*What is needed*:
Scan the material that follows. Copy every line containing the word "diagram".

*Data excerpts*:
>>

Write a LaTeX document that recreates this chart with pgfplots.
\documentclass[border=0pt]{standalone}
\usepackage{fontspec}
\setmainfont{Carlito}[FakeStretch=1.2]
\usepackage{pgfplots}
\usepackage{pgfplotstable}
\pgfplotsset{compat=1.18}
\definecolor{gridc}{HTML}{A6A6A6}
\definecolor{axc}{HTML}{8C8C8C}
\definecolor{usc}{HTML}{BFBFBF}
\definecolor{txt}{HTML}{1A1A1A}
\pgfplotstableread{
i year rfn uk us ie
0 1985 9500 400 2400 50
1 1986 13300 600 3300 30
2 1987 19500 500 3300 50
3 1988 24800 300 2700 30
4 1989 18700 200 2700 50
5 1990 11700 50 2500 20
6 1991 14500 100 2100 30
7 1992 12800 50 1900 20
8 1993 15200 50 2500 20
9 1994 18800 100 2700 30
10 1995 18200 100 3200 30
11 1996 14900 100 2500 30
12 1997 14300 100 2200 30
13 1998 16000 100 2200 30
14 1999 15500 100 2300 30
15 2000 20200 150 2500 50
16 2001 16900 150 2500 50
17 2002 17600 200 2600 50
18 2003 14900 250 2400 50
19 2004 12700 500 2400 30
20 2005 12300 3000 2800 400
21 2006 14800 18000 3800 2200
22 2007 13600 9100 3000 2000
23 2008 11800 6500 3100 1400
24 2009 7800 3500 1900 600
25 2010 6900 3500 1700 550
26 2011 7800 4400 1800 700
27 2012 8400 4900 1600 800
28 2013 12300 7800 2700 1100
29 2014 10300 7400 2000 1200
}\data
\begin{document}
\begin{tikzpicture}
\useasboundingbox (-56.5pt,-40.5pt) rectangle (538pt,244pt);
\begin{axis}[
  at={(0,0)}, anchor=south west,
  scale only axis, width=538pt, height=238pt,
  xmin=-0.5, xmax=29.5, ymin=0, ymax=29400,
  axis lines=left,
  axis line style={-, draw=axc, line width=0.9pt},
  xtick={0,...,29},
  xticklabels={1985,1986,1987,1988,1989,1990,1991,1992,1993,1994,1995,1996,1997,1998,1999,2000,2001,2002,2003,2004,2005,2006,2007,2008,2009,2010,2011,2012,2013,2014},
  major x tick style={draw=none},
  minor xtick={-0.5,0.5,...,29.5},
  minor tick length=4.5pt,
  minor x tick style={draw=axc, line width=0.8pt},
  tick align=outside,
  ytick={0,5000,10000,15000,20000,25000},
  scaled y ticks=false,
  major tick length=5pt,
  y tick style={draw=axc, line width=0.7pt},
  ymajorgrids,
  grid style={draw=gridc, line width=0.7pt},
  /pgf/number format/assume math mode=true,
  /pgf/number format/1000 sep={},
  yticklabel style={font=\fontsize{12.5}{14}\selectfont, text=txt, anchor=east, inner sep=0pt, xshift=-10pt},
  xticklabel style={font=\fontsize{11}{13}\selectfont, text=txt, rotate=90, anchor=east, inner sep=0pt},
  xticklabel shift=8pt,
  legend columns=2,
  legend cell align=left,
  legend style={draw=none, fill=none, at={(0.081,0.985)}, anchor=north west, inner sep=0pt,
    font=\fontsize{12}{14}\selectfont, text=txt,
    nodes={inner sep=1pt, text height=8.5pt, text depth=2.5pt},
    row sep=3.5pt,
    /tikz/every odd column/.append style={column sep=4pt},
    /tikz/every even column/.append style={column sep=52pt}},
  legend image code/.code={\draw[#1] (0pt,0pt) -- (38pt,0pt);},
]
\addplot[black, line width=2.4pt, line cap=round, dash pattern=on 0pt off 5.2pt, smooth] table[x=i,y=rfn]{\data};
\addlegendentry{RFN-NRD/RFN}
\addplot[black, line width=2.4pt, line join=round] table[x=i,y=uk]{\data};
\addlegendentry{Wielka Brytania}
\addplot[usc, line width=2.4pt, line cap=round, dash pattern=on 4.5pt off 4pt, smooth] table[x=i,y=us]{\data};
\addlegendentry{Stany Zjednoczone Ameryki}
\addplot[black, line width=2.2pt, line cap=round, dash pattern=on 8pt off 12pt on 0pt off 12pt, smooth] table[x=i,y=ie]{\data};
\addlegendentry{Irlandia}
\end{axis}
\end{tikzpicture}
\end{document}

<<
>>

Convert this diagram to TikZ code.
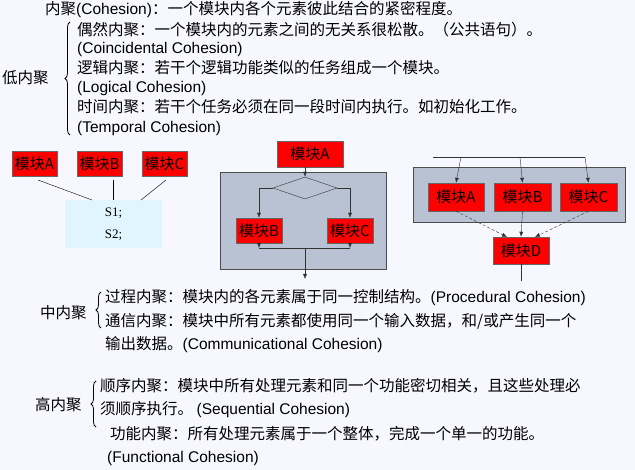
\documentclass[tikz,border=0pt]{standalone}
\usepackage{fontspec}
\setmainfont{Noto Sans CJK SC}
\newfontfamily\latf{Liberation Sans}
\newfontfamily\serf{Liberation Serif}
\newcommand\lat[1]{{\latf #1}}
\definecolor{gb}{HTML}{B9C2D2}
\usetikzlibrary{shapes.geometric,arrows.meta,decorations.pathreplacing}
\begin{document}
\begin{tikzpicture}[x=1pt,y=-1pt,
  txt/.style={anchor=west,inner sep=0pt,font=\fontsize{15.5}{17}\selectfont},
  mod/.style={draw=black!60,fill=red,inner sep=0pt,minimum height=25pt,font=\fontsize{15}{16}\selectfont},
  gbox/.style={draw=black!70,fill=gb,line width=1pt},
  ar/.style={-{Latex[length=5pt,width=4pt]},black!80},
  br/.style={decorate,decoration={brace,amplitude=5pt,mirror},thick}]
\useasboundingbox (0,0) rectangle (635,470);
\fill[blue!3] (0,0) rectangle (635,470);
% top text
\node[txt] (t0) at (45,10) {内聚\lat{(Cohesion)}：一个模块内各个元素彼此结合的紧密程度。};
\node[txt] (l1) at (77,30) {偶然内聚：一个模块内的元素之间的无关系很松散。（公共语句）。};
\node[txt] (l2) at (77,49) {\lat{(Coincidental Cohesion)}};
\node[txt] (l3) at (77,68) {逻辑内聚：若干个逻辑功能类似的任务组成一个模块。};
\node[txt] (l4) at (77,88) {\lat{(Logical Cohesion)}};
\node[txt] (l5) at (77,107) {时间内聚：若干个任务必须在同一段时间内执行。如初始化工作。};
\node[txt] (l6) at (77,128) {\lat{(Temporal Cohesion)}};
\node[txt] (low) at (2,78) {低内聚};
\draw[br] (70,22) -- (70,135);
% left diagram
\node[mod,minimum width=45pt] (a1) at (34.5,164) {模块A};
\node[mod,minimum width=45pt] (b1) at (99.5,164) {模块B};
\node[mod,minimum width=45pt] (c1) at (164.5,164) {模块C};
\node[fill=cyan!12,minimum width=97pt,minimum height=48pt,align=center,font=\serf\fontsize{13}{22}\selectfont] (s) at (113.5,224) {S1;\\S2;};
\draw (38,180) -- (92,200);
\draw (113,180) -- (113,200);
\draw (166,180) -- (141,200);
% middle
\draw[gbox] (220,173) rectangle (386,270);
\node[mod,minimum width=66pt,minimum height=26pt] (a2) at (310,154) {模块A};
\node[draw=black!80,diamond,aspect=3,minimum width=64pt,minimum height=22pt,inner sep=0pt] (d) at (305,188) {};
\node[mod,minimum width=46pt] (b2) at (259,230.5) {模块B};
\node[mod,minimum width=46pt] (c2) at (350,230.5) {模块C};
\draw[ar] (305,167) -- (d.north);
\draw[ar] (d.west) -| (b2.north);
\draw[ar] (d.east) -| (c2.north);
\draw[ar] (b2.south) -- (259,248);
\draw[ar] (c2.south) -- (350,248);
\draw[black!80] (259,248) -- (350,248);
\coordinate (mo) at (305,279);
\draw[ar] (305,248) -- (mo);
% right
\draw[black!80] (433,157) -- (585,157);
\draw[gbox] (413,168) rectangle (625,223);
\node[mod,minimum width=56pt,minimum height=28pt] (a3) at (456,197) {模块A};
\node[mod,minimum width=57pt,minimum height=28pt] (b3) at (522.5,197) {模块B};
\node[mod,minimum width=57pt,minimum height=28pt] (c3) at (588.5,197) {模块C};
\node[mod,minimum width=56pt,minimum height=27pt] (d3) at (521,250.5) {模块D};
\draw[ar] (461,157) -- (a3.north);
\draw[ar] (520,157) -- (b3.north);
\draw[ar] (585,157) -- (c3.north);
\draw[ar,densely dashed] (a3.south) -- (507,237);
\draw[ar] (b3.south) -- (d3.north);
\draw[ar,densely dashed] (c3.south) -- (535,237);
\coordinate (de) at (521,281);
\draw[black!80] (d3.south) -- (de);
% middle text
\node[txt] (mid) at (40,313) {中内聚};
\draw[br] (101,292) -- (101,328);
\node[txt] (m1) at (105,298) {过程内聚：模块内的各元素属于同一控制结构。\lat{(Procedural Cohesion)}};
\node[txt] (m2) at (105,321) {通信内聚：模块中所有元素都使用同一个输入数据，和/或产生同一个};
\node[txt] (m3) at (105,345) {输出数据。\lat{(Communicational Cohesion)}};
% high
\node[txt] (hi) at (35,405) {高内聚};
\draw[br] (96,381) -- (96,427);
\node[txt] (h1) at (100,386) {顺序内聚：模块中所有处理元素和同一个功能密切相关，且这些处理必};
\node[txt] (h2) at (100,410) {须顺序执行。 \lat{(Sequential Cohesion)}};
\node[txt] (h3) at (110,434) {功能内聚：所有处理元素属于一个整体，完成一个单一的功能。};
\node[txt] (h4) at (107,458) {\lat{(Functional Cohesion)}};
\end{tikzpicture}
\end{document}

<<
>>

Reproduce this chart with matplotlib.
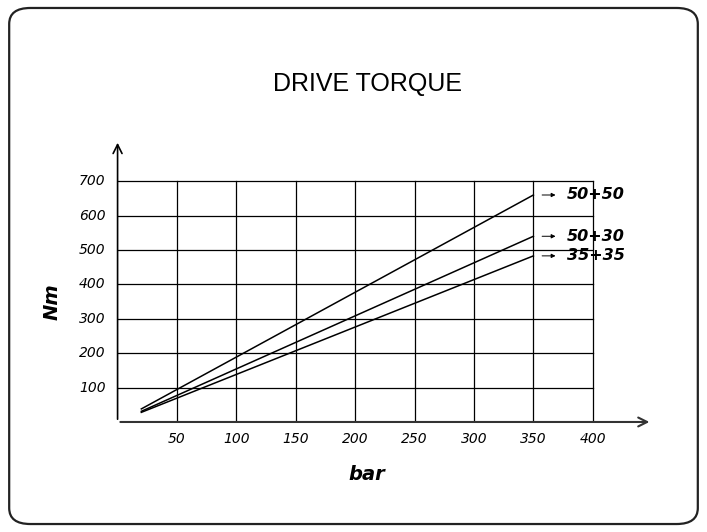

<<

*Correct response*:
Convert this diagram to TikZ code.
% left diagram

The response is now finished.